Amaechi visited Kano on Wednesday as part of his consultations ahead of the All Progressives Congress’ presidential primary.
The former minister had resigned from President Muhammadu Buhari’s cabinet to pursue his presidential ambition under the platform of the APC.
At the meeting, with other APC stakeholders present, Ganduje said Kano as a “swing state, will continue to swing.”
He added that Amaechi would know where the state eventually swung to at the right time.
TheTide source gathered that Amaechi, who had told the governor that the people in the APC already knew where Ganduje’s loyalty was, added that he was in Kano to convince him that he was the most qualified among the aspirants.
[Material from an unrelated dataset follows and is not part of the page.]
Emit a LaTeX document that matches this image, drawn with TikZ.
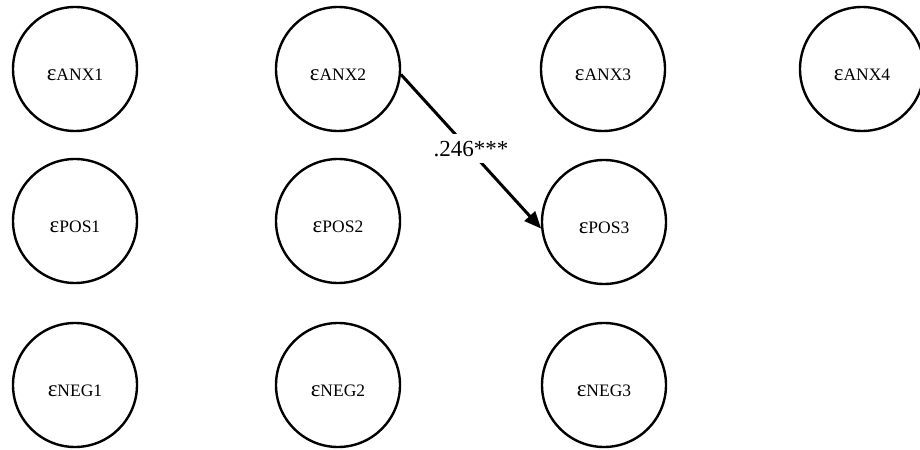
\documentclass[tikz,border=0pt]{standalone}
\usepackage{fontspec}
\setmainfont{Liberation Serif}
\usetikzlibrary{arrows.meta}

\tikzset{
  errcircle/.style={circle, draw, line width=2.4bp, minimum size=124bp, inner sep=0pt},
  errtext/.style={font=\fontsize{17.5bp}{20bp}\selectfont, inner sep=0pt},
  pathlabel/.style={fill=white, font=\fontsize{23bp}{26bp}\selectfont, inner xsep=3bp, inner ysep=7bp, yshift=3bp},
  patharrow/.style={line width=3bp, -{Triangle[length=17bp,width=14bp]}}
}

% epsilon followed by its index in a smaller size
\newcommand{\errterm}[1]{{\fontsize{23bp}{24bp}\selectfont ε}#1}

\begin{document}
\begin{tikzpicture}[x=1bp, y=-1bp]
  \useasboundingbox (0,0) rectangle (920,450);

  % residual terms, one row per construct, one column per wave
  \foreach \name/\lab/\cx/\cy in {
      anx1/ANX1/75/69, anx2/ANX2/338/69, anx3/ANX3/603/69, anx4/ANX4/862/69,
      pos1/POS1/75/221, pos2/POS2/338/221, pos3/POS3/604/222,
      neg1/NEG1/75/385, neg2/NEG2/338/385, neg3/NEG3/604/385} {
    \node[errcircle] (\name) at (\cx,\cy) {};
    \node[errtext] (\name-t) at (\cx,\cy+6) {\errterm{\lab}};
  }

  % correlated residual path
  \draw[patharrow] (anx2.-5) -- node[pathlabel] (coef) {.246***} (pos3.-174);
\end{tikzpicture}
\end{document}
Our source recalled that when Amaechi visited the Governor of Lagos State, Babajide Sanwo-Olu, he was equally not endorsed as the governor told him former Governor Bola Tinubu was their rallying point.
Ganduje is also known to be an ally of Tinubu, who is also aspiring for the Presidency.
Meanwhile, Amaechi said he was more qualified than Tinubu, noting that the former Lagos governor had never been a minister, and even as a lawmaker, Tinubu only served for a few months.
He equally noted that he was more qualified than Vice President Yemi Osinbajo, adding that while Osinbajo was a commissioner in Lagos, he was already a Speaker of Rivers State House of Assembly.